• **EXERCISE DIRECTIONS**: In the entries below, find every line with "script" and copy it.

• **RECORDS FOR THIS EXERCISE**:

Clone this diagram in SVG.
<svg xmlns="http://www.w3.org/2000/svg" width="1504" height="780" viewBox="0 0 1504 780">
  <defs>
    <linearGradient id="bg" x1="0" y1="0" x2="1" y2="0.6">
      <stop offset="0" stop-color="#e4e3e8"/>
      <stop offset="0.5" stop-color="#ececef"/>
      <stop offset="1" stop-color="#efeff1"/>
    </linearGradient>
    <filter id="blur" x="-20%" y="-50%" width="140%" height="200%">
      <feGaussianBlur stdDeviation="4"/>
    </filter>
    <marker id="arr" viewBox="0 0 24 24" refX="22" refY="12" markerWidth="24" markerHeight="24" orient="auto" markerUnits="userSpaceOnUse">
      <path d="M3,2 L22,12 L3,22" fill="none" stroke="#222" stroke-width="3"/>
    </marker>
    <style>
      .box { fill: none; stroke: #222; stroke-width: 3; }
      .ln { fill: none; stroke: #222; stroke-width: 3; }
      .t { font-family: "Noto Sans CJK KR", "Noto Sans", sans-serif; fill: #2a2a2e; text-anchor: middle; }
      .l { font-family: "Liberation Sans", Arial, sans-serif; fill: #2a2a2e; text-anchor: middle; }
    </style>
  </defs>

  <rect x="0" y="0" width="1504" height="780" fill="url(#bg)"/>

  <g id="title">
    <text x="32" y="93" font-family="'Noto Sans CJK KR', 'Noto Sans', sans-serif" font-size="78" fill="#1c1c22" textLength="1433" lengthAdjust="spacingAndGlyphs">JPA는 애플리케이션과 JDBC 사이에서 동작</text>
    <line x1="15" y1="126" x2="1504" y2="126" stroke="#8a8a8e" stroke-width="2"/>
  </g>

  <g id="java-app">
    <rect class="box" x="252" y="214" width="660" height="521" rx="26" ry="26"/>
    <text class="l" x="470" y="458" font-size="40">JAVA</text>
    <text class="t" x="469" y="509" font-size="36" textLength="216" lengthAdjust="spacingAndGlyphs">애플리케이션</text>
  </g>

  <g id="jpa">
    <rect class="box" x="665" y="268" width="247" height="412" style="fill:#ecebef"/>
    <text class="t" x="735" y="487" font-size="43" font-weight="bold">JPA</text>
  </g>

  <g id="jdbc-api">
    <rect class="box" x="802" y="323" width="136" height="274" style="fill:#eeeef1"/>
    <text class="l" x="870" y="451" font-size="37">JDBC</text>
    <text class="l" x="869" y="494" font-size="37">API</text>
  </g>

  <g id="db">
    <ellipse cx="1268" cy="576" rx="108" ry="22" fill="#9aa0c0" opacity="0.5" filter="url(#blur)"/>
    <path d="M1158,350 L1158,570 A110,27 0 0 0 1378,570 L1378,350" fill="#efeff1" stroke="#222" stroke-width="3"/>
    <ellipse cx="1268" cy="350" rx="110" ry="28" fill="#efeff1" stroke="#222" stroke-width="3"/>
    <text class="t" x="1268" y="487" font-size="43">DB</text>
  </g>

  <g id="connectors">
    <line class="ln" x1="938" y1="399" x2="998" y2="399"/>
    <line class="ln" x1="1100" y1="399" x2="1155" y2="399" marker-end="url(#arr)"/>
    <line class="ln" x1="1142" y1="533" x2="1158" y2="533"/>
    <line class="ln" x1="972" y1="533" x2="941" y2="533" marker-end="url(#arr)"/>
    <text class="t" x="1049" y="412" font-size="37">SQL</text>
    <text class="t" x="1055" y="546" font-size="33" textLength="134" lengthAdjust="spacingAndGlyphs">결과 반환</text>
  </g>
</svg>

* * *

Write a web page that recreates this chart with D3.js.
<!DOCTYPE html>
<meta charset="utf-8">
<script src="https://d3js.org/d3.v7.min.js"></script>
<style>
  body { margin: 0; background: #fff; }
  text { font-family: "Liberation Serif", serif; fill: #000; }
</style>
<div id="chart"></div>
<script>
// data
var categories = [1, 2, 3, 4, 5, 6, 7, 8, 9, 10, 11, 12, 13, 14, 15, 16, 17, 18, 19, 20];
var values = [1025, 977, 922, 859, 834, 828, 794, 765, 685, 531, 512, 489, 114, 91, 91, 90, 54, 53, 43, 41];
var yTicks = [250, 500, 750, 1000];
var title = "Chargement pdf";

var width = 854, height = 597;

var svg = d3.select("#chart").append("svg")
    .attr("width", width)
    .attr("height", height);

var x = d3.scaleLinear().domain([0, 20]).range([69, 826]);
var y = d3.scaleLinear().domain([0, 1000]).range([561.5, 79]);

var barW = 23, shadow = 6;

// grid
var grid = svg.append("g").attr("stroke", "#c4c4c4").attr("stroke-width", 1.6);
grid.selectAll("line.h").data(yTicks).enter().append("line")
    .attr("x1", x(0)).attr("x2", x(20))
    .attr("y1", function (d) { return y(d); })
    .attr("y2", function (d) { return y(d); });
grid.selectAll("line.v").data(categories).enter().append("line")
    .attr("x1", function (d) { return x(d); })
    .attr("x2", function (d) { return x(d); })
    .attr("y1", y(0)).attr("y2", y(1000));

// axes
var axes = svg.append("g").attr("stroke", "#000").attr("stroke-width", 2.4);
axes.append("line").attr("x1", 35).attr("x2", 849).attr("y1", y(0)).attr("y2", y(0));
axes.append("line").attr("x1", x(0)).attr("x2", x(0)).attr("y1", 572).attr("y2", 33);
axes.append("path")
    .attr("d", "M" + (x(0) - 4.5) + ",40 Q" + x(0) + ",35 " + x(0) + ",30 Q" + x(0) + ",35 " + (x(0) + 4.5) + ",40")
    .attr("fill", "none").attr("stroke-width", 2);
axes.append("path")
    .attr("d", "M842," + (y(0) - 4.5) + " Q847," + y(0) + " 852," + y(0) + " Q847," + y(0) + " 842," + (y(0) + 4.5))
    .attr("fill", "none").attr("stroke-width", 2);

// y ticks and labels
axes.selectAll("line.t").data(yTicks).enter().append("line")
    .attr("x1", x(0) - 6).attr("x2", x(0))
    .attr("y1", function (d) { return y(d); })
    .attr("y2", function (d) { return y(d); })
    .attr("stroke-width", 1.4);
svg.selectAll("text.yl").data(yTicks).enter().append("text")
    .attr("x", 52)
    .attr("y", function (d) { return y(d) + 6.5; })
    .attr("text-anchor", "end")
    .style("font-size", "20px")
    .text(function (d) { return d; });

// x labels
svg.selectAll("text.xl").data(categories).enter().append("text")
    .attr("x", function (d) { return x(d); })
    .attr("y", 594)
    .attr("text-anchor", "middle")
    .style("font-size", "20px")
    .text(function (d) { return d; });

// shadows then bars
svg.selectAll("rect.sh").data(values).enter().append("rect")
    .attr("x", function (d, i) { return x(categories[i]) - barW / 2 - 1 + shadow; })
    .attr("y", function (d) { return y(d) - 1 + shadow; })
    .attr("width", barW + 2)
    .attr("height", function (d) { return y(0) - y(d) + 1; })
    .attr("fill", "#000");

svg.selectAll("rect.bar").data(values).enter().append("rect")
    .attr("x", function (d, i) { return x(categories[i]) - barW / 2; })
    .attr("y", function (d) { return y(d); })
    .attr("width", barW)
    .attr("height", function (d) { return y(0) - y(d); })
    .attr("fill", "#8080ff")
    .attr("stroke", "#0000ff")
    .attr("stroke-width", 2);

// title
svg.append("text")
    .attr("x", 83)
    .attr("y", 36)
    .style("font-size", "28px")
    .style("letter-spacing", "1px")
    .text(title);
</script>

...

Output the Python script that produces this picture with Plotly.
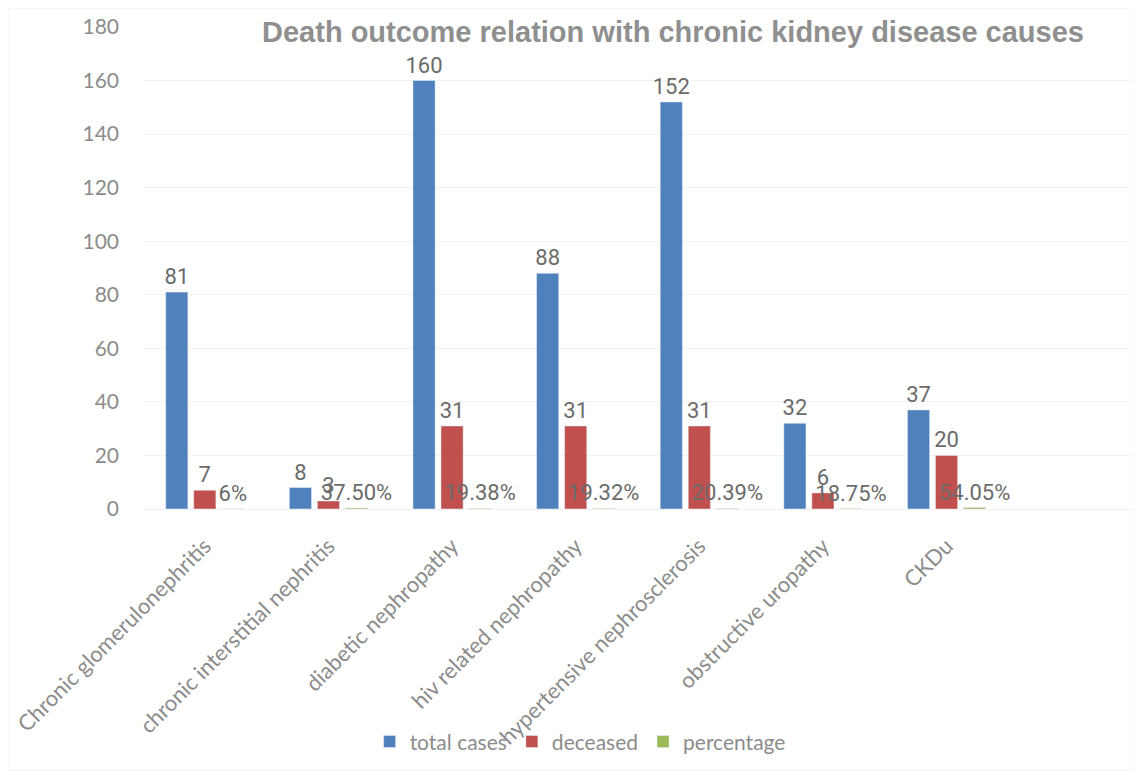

• **WRITTEN SOLUTION**:
<script src="https://d3js.org/d3.v7.min.js"></script>
<script>
</script>
Output the Python script that produces this picture with Plotly.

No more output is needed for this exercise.